„Das wirkliche Leben des Jakob Gehherda“ von Bertolt Brecht am
Renaissance-Theater Berlin, Regie Piet Drescher
Maul halten für den Arbeitsplatz
Zuweilen ist die Aufführung eines unvollkommenen, vergessenen Stückes
ein echter Gewinn. Von solch erfreulichem Fall ist jetzt aus dem Berliner
Renaissance-Theater zu berichten. Dort hat Regisseur Piet Dresdner -
erfolgreich am Hause mit Enzensbergers
»Voltaires Neffe« - das aus den Jahren 1936/37 stammende Brecht-Fragment »Das
wirkliche Leben des Jakob Gehherda oder Träume eines Dutzendmenschen« in einer
ergötzenden Inszenierung auf die Bühne gebracht.
Warum das Werk, 1983 von Peter Palitzsch am Düsseldorfer
Schauspielhaus uraufgeführt, Fragment geblieben ist, hat Brecht nie
beantwortet. Seine Biographen erwähnen es kaum, und wenn, dann rügen sie
mangelnde Konzentration. Aber es ist, wie sich herausstellt, »in einer
haltbaren Sprache« (Brecht) gefertigt. Der Dichter hatte sich im dänischen Exil
vorgenommen, »mehr oder weniger auf Vorrat« zu schreiben. »Die Arbeit muß also
aus möglichst dauerhaftem Material bestehen.« Wovon man sich jetzt überzeugen
kann.

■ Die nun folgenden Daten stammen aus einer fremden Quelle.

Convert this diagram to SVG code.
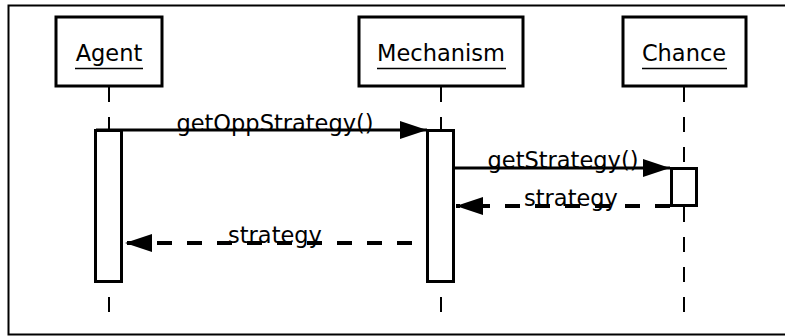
<svg xmlns="http://www.w3.org/2000/svg" width="785" height="336" viewBox="0 0 785 336">
  <style>
    .frame { fill: none; stroke: #000; stroke-width: 2; }
    .head { fill: #fff; stroke: #000; stroke-width: 3; }
    .label { font-family: "DejaVu Sans", "Liberation Sans", sans-serif; font-size: 22.5px; fill: #000; text-anchor: middle; }
    .uline { stroke: #000; stroke-width: 1.6; }
    .life { stroke: #000; stroke-width: 2; stroke-dasharray: 15 15; fill: none; }
    .act { fill: #fff; stroke: #000; stroke-width: 3; }
    .call { stroke: #000; stroke-width: 3; fill: none; marker-end: url(#arrow); }
    .ret { stroke: #000; stroke-width: 4; stroke-dasharray: 15 15; fill: none; marker-end: url(#arrow); }
  </style>
  <defs>
    <marker id="arrow" markerUnits="userSpaceOnUse" markerWidth="28" markerHeight="18" refX="27" refY="9" orient="auto" overflow="visible">
      <path d="M0,0 L27,9 L0,18 Z" fill="#000"/>
    </marker>
  </defs>

  <rect width="785" height="336" fill="#fff"/>
  <!-- diagram frame (open on the right) -->
  <path class="frame" d="M800,5.5 H8.5 V334.5 H800"/>

  <!-- lifelines -->
  <g id="lifelines">
    <line class="life" x1="109" y1="87" x2="109" y2="312"/>
    <line class="life" x1="441" y1="87" x2="441" y2="312"/>
    <line class="life" x1="684" y1="87" x2="684" y2="312"/>
  </g>

  <g id="agent">
    <rect class="head" x="56" y="17" width="106" height="69"/>
    <text class="label" x="109" y="61">Agent</text>
    <line class="uline" x1="75" y1="68.5" x2="143" y2="68.5"/>
    <rect class="act" x="95.5" y="130.5" width="26" height="151"/>
  </g>

  <g id="mechanism">
    <rect class="head" x="359" y="17" width="164" height="69"/>
    <text class="label" x="441" y="61">Mechanism</text>
    <line class="uline" x1="377" y1="68.5" x2="506" y2="68.5"/>
    <rect class="act" x="427.5" y="130.5" width="26" height="151"/>
  </g>

  <g id="chance">
    <rect class="head" x="623" y="17" width="123" height="69"/>
    <text class="label" x="684" y="61">Chance</text>
    <line class="uline" x1="642" y1="68.5" x2="727" y2="68.5"/>
    <rect class="act" x="671.5" y="168.5" width="25" height="37"/>
  </g>

  <!-- messages -->
  <g id="connectors">
    <line class="call" x1="96" y1="130" x2="427" y2="130"/>
    <text class="label" x="275" y="131">getOppStrategy()</text>

    <line class="call" x1="454" y1="168" x2="670" y2="168"/>
    <text class="label" x="563" y="168">getStrategy()</text>

    <line class="ret" x1="670" y1="206" x2="456" y2="206"/>
    <text class="label" x="571" y="206">strategy</text>

    <line class="ret" x1="412" y1="243" x2="125" y2="243"/>
    <text class="label" x="275" y="243">strategy</text>
  </g>
</svg>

Der Reiz des Stückes aus Brechts Vorrat besteht sogar in dessen Unfertigkeit,
in der naiv-unbekümmerten Mischung von saloppem Umgang mit Wirklichkeit und kritischer
Aufhellung ihrer - übrigens noch heute typischen - sozialen Konfliktstruktur.
Der »Dutzendmensch« Jakob Gehherda arbeitet als »zweiter
Kellner« in einer in schwierigen Zeiten heruntergekommenen Gastwirtschaft.
Wobei, wenn man es recht bedenkt, von Brecht nicht nur eine miese Kneipe
irgendwo an der Spree oder in Florida gemeint sein kann, sondern auch ein
krisengeschüttelter Staat, dessen Durchschnittsbürger mit Ach und Krach durchs
Leben kommen. Gehherda schafft es gerade noch, weil er sich demütig anpaßt und
für seinen Arbeitsplatz konsequent das Maul hält. Aber immerhin träumt er
davon, sich nicht feige wegzuducken. Tapfer sagt er im Traum die Wahrheit, daß
z.B. rüde aufdringliche junge Gäste eines Segelklubs das Abwaschmädchen Sylvia
(Fritzi Haberlandt) belästigten. Er schwingt sich sogar zu ihrem Retter auf,
sorgt als »schwarzer Ritter« für Gerechtigkeit. Damit nicht genug! Brecht,
dieser dialektische Fuchs, assoziiert, daß »Dutzendmensch« Gehherda leider auch
das Zeug in sich hat, über Nacht ein kleiner Hitler zu werden, der
beispielsweise die Frau Lange, die Köchin (Heike Jonca), tyrannisiert.
Die bizarr-phantastischen wie die alltäglich-realen
Vorgänge inszenierte Piet Drescher im Bühnenbild Helmut Stürmers mit viel Herz,
klarem Kopf und lockerer Hand fabeldienlich präzis und im Detail gut differenziert.
Der Abend wird nie vordergründig didaktisch, bleibt durchgängig vergnüglich, ein
fröhlich hintergründiges Spektakel mit dem Flair der Dreigroschenoper. Für
intelligenten, zugleich zauberhaft naiven Spaß sorgen auch die Songs, die
musikalischen Ensembles und die Chöre, von Uwe Lohse komponiert, in ihrer
sarkastisch-spritzigen Art an Kurt Weill oder Hanns Eisler erinnernd.
Im Mittelpunkt Matthias Günther als Gehherda. Der
hochsensible Schauspieler, prädestiniert für empfindsame Innerlichkeit, führt
ein armes, gebeuteltes Wesen vor, das sich quält, weil es sich nicht wohlfühlt
in einer Haut, die die Umstände derb gegerbt haben. Aus eingefallenen, dunklen
Höhlen blitzen scheu muntere Äuglein, künden von wacher Sehnsucht nach einem
besseren Leben.
Für den rundum gelungenen Abend zur Premiere stürmischer Beifall.